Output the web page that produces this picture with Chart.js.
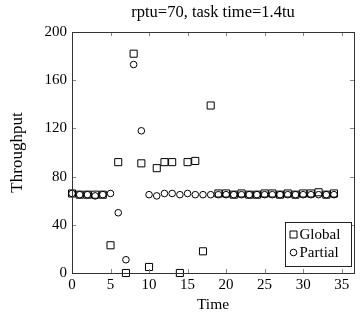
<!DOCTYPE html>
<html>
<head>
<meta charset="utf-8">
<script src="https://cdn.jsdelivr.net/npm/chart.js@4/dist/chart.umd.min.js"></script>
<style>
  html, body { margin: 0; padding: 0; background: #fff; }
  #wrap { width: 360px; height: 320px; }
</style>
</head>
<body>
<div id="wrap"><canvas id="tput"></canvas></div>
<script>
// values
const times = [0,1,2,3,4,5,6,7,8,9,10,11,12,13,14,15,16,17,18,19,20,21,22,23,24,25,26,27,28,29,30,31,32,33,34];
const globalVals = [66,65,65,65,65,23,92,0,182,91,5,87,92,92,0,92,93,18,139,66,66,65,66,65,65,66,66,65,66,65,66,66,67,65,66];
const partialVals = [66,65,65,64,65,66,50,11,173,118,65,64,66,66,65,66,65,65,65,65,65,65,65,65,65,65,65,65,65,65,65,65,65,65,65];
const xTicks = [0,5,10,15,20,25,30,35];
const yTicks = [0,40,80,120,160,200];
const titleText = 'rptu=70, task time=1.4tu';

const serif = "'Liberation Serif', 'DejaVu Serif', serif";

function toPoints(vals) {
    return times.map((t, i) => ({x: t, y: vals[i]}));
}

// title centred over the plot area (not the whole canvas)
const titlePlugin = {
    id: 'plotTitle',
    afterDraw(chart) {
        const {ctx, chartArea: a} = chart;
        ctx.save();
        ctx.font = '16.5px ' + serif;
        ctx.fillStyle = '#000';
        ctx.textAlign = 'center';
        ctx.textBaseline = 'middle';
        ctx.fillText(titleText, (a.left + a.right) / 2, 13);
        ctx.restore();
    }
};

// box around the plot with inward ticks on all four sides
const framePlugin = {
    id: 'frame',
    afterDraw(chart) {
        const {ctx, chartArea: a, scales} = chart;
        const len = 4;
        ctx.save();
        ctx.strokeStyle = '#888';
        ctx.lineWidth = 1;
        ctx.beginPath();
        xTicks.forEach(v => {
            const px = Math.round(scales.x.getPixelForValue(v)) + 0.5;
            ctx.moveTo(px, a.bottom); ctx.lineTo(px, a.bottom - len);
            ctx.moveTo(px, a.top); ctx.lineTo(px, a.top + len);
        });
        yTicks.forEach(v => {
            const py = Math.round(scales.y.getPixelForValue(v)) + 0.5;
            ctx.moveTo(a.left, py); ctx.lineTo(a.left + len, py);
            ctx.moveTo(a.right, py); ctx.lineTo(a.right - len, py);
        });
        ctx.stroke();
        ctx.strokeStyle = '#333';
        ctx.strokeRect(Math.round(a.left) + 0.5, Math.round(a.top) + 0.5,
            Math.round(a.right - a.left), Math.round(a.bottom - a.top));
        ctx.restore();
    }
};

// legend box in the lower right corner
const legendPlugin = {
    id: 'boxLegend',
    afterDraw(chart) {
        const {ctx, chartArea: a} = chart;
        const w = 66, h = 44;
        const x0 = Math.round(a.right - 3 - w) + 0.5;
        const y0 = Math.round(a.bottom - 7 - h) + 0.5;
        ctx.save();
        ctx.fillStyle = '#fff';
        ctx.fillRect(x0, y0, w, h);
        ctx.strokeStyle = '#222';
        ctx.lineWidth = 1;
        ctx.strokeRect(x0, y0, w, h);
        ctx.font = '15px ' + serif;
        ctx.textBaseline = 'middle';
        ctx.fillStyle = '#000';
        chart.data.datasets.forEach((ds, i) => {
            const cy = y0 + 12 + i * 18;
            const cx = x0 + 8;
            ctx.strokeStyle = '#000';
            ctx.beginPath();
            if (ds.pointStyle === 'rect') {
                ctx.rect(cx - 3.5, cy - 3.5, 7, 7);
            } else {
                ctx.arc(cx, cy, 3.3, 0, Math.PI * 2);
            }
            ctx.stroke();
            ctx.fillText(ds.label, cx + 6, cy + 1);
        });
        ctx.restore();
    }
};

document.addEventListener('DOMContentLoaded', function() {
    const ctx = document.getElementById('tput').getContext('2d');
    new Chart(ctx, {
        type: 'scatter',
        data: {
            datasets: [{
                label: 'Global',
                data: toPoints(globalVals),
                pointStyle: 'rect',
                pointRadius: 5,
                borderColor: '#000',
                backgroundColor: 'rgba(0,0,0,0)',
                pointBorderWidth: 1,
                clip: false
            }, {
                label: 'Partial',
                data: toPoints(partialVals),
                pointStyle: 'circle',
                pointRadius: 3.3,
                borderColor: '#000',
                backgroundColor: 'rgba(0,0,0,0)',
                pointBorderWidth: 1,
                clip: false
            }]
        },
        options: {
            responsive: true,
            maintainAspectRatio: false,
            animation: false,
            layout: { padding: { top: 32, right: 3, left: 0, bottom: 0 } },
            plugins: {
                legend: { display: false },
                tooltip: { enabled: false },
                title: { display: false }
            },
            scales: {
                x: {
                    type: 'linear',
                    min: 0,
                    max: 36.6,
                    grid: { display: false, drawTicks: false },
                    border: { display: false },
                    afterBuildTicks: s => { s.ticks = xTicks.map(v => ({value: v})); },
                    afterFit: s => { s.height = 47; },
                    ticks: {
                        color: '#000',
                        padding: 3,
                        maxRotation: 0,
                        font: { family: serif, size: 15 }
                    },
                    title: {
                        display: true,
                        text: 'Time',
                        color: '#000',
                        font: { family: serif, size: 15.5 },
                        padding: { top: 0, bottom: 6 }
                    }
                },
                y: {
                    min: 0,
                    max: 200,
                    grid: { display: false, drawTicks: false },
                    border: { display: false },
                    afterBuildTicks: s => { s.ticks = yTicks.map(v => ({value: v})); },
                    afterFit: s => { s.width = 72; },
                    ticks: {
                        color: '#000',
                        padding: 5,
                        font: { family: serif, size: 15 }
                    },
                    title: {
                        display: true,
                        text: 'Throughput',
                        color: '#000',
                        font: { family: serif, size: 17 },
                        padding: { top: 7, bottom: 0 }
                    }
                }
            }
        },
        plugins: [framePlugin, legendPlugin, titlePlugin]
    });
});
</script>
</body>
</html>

****************************************

Problem description →
Ignore the images and quote every line of the listing exactly.

Solved exercise →
Output the web page that produces this picture with Chart.js.
<!DOCTYPE html>
<html>
<head>
<meta charset="utf-8">
<script src="https://cdn.jsdelivr.net/npm/chart.js@4/dist/chart.umd.min.js"></script>
<style>
  html, body { margin: 0; padding: 0; background: #fff; }
  #wrap { width: 360px; height: 320px; }
</style>
</head>
<body>
<div id="wrap"><canvas id="tput"></canvas></div>
<script>
// values
const times = [0,1,2,3,4,5,6,7,8,9,10,11,12,13,14,15,16,17,18,19,20,21,22,23,24,25,26,27,28,29,30,31,32,33,34];
const globalVals = [66,65,65,65,65,23,92,0,182,91,5,87,92,92,0,92,93,18,139,66,66,65,66,65,65,66,66,65,66,65,66,66,67,65,66];
const partialVals = [66,65,65,64,65,66,50,11,173,118,65,64,66,66,65,66,65,65,65,65,65,65,65,65,65,65,65,65,65,65,65,65,65,65,65];
const xTicks = [0,5,10,15,20,25,30,35];
const yTicks = [0,40,80,120,160,200];
const titleText = 'rptu=70, task time=1.4tu';

const serif = "'Liberation Serif', 'DejaVu Serif', serif";

function toPoints(vals) {
    return times.map((t, i) => ({x: t, y: vals[i]}));
}

// title centred over the plot area (not the whole canvas)
const titlePlugin = {
    id: 'plotTitle',
    afterDraw(chart) {
        const {ctx, chartArea: a} = chart;
        ctx.save();
        ctx.font = '16.5px ' + serif;
        ctx.fillStyle = '#000';
        ctx.textAlign = 'center';
        ctx.textBaseline = 'middle';
        ctx.fillText(titleText, (a.left + a.right) / 2, 13);
        ctx.restore();
    }
};

// box around the plot with inward ticks on all four sides
const framePlugin = {
    id: 'frame',
    afterDraw(chart) {
        const {ctx, chartArea: a, scales} = chart;
        const len = 4;
        ctx.save();
        ctx.strokeStyle = '#888';
        ctx.lineWidth = 1;
        ctx.beginPath();
        xTicks.forEach(v => {
            const px = Math.round(scales.x.getPixelForValue(v)) + 0.5;
            ctx.moveTo(px, a.bottom); ctx.lineTo(px, a.bottom - len);
            ctx.moveTo(px, a.top); ctx.lineTo(px, a.top + len);
        });
        yTicks.forEach(v => {
            const py = Math.round(scales.y.getPixelForValue(v)) + 0.5;
            ctx.moveTo(a.left, py); ctx.lineTo(a.left + len, py);
            ctx.moveTo(a.right, py); ctx.lineTo(a.right - len, py);
        });
        ctx.stroke();
        ctx.strokeStyle = '#333';
        ctx.strokeRect(Math.round(a.left) + 0.5, Math.round(a.top) + 0.5,
            Math.round(a.right - a.left), Math.round(a.bottom - a.top));
        ctx.restore();
    }
};

// legend box in the lower right corner
const legendPlugin = {
    id: 'boxLegend',
    afterDraw(chart) {
        const {ctx, chartArea: a} = chart;
        const w = 66, h = 44;
        const x0 = Math.round(a.right - 3 - w) + 0.5;
        const y0 = Math.round(a.bottom - 7 - h) + 0.5;
        ctx.save();
        ctx.fillStyle = '#fff';
        ctx.fillRect(x0, y0, w, h);
        ctx.strokeStyle = '#222';
        ctx.lineWidth = 1;
        ctx.strokeRect(x0, y0, w, h);
        ctx.font = '15px ' + serif;
        ctx.textBaseline = 'middle';
        ctx.fillStyle = '#000';
        chart.data.datasets.forEach((ds, i) => {
            const cy = y0 + 12 + i * 18;
            const cx = x0 + 8;
            ctx.strokeStyle = '#000';
            ctx.beginPath();
            if (ds.pointStyle === 'rect') {
                ctx.rect(cx - 3.5, cy - 3.5, 7, 7);
            } else {
                ctx.arc(cx, cy, 3.3, 0, Math.PI * 2);
            }
            ctx.stroke();
            ctx.fillText(ds.label, cx + 6, cy + 1);
        });
        ctx.restore();
    }
};

document.addEventListener('DOMContentLoaded', function() {
    const ctx = document.getElementById('tput').getContext('2d');
    new Chart(ctx, {
        type: 'scatter',
        data: {
            datasets: [{
                label: 'Global',
                data: toPoints(globalVals),
                pointStyle: 'rect',
                pointRadius: 5,
                borderColor: '#000',
                backgroundColor: 'rgba(0,0,0,0)',
                pointBorderWidth: 1,
                clip: false
            }, {
                label: 'Partial',
                data: toPoints(partialVals),
                pointStyle: 'circle',
                pointRadius: 3.3,
                borderColor: '#000',
                backgroundColor: 'rgba(0,0,0,0)',
                pointBorderWidth: 1,
                clip: false
            }]
        },
        options: {
            responsive: true,
            maintainAspectRatio: false,
            animation: false,
            layout: { padding: { top: 32, right: 3, left: 0, bottom: 0 } },
            plugins: {
                legend: { display: false },
                tooltip: { enabled: false },
                title: { display: false }
            },
            scales: {
                x: {
                    type: 'linear',
                    min: 0,
                    max: 36.6,
                    grid: { display: false, drawTicks: false },
                    border: { display: false },
                    afterBuildTicks: s => { s.ticks = xTicks.map(v => ({value: v})); },
                    afterFit: s => { s.height = 47; },
                    ticks: {
                        color: '#000',
                        padding: 3,
                        maxRotation: 0,
                        font: { family: serif, size: 15 }
                    },
                    title: {
                        display: true,
                        text: 'Time',
                        color: '#000',
                        font: { family: serif, size: 15.5 },
                        padding: { top: 0, bottom: 6 }
                    }
                },
                y: {
                    min: 0,
                    max: 200,
                    grid: { display: false, drawTicks: false },
                    border: { display: false },
                    afterBuildTicks: s => { s.ticks = yTicks.map(v => ({value: v})); },
                    afterFit: s => { s.width = 72; },
                    ticks: {
                        color: '#000',
                        padding: 5,
                        font: { family: serif, size: 15 }
                    },
                    title: {
                        display: true,
                        text: 'Throughput',
                        color: '#000',
                        font: { family: serif, size: 17 },
                        padding: { top: 7, bottom: 0 }
                    }
                }
            }
        },
        plugins: [framePlugin, legendPlugin, titlePlugin]
    });
});
</script>
</body>
</html>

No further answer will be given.